When would agile fail ?

Following are some of the situations where agile methods would fail:

1. When Development team is interested in agile methods, and the product owner and his team is not aware of anything about agile. For example, consider an offshore project where the development team is practicing waterfall model. Suddenly one day, one of the leads feels they should move towards agile. The offshore development team start practicing some of the practices bit by bit. They would try explaining the benefits of agility to the customer, but in vain. But the team continues practicing in bits and pieces without informing PO. This would lead to failure. Basically, one needs complete support from the management, PO and other stakeholders for a successful implementation of agile methods.

2. When development team is managed by "traditional" project managers. For example, consider a situation where the development team wants to practice agile methods. If the management is not aligned with it, the team would fall apart. I have heard of a story, where the development team was practicing some of the agile practices. Due to change in project management, the new project manager with a traditional/CMM/Waterfall background started demanding the team to do more work, and started giving them deadlines to finish work. The team almost fell apart.

Ensure that the management is convinced about the benefits of agile methods.

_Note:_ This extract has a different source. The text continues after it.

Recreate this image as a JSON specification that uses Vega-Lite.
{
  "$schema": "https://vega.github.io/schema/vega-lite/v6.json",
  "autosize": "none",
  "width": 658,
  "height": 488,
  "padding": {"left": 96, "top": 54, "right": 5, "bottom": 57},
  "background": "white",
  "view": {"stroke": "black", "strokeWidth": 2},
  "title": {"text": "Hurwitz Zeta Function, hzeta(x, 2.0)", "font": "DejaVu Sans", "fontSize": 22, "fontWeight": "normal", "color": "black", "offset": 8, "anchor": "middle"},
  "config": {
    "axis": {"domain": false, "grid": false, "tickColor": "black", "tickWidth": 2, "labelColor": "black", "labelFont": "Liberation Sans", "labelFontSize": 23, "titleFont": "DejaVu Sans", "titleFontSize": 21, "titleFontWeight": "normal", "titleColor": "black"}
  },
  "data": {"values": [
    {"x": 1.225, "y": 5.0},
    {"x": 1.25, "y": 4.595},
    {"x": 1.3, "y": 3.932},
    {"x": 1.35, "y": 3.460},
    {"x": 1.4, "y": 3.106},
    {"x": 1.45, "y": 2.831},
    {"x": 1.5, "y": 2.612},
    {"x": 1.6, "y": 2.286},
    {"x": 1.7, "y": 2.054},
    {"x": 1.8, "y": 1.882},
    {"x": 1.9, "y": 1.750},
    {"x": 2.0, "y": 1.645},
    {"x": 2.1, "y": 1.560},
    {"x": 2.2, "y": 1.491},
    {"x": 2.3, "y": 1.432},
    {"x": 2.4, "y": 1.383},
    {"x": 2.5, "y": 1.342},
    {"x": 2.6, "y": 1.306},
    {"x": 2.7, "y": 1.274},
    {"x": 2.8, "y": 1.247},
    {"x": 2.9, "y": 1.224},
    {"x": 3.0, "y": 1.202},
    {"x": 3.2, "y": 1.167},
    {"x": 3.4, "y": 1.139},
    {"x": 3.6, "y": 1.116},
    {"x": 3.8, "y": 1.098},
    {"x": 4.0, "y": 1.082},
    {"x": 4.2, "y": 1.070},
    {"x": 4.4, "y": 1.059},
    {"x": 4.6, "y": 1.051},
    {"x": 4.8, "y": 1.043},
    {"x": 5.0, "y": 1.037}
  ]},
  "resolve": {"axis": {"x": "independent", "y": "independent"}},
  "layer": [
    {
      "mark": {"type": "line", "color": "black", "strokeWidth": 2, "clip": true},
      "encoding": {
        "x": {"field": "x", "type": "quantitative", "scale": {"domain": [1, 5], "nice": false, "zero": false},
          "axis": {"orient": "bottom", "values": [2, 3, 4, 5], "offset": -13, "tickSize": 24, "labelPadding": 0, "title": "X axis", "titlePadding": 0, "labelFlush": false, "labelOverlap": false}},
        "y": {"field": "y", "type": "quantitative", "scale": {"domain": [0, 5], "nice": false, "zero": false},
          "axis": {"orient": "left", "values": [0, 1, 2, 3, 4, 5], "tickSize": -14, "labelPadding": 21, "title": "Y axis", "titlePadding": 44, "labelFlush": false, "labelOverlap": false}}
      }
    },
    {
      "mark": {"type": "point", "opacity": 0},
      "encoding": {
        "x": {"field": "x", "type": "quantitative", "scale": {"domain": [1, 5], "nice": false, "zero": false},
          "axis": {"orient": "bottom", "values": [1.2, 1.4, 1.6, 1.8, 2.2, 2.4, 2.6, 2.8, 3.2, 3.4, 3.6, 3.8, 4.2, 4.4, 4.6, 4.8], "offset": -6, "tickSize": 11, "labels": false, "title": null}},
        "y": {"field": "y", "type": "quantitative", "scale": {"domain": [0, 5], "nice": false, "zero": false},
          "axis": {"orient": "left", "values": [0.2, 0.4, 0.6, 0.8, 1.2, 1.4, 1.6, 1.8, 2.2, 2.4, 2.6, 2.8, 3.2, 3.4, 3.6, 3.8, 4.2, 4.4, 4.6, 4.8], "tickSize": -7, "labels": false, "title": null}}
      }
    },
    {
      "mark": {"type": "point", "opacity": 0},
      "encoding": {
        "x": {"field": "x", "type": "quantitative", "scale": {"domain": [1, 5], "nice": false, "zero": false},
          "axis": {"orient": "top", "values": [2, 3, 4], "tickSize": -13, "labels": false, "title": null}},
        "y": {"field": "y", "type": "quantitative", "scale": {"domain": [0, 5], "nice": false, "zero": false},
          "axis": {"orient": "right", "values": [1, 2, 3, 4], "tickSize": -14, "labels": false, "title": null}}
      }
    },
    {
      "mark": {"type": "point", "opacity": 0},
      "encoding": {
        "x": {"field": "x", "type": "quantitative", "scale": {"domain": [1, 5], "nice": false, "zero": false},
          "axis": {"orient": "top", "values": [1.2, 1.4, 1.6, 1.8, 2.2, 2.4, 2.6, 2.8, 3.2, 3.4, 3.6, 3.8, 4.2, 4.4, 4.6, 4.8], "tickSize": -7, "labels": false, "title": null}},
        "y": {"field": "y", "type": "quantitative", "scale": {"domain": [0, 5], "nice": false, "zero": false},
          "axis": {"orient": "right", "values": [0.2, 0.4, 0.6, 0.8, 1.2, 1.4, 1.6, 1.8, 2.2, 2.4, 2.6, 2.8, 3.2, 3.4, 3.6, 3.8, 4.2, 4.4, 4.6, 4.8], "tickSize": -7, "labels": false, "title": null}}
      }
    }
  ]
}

3. Don't practice without a coach. Passion is a critical aspect to implement the practices of agile methods, but one needs to be aware of the value also. One should know the dependency of some of the agile practices. For example, practicing "just" refactoring without TDD cycle would add more problems than any benefits. In such situations, coach could add lot of value to the team

4. Don't try to implement all agile practices at once. Take one practice at a time, play with it for some time before taking on the new ones.

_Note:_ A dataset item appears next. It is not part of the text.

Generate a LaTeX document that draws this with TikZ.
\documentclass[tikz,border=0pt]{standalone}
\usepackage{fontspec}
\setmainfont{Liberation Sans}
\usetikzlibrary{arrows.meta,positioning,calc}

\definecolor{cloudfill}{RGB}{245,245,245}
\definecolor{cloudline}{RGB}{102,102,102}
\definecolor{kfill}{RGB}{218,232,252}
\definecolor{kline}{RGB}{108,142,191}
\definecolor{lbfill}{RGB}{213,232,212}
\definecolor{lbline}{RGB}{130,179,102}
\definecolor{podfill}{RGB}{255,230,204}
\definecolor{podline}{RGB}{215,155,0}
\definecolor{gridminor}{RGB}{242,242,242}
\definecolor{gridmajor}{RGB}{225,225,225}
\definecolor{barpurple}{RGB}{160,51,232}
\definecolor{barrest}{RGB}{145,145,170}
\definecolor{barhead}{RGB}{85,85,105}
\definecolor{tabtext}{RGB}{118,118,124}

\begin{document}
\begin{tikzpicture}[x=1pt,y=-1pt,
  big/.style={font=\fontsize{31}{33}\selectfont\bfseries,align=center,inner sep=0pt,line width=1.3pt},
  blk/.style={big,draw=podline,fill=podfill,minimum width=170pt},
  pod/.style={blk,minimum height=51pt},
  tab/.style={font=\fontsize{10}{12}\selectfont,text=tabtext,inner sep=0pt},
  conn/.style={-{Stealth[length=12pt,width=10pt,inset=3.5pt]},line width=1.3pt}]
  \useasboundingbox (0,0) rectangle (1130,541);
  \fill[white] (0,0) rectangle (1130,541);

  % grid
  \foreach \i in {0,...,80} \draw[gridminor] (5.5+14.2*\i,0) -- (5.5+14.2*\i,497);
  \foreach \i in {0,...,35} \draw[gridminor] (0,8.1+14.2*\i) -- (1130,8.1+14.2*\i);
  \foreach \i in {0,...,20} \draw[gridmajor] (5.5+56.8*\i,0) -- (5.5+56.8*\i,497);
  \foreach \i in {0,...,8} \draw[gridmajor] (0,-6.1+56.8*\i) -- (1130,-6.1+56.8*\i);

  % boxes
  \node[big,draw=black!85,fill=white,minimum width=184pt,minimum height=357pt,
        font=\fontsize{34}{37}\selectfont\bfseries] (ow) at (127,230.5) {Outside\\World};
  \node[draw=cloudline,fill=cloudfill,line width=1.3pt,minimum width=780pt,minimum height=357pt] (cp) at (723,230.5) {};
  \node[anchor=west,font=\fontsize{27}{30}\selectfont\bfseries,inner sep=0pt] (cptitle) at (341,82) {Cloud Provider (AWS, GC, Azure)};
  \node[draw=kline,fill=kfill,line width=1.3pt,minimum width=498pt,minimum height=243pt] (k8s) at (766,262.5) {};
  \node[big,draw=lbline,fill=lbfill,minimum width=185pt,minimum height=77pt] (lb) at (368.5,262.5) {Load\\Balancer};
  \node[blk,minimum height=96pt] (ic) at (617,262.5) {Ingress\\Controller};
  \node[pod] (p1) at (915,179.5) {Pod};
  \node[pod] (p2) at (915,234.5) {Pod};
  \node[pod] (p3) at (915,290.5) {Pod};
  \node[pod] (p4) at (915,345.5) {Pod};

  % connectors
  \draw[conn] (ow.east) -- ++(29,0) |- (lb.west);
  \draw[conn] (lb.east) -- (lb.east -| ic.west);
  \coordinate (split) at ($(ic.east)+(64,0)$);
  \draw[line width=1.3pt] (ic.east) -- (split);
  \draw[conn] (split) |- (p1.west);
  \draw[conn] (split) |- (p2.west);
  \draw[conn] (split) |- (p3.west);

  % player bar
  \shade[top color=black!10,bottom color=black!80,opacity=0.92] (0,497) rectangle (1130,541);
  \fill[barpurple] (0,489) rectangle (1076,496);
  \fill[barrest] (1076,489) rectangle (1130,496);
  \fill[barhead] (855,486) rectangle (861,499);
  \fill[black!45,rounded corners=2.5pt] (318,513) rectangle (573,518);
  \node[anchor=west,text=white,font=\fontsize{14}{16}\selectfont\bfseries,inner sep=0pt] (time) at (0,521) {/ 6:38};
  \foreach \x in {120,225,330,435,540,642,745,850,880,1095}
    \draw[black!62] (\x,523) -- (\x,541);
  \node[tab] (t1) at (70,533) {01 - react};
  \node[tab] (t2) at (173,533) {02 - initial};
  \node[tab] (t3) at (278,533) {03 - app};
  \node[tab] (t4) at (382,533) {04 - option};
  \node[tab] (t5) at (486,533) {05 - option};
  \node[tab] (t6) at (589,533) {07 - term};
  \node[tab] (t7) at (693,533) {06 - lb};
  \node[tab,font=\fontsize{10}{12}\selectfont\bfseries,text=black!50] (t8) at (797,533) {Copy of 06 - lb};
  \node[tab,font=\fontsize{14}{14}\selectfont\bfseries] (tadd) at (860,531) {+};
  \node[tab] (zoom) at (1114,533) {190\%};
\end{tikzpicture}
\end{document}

Practice which works in one organization may not work in the other.

2 comments:

Narayana.D said...

Thanks for sharing this, indeed these are a few of the critical points that need to be addressed

Anonymous said...

There is one more not that obvious reason - collaboration with the neighboring waterfall teams.

Whatever good results, product owner or coach you've got, the agile pilot can be shut down by politics. Agile teams often outperform waterfall guys by any measurable metric, but the ability to *say* the completion date on the first day. No surprise, that surrounding teams might not like their faults to be highlighted.

Agile project not to fail, should get the top management sponsor eager to support the approach until the results are measurable.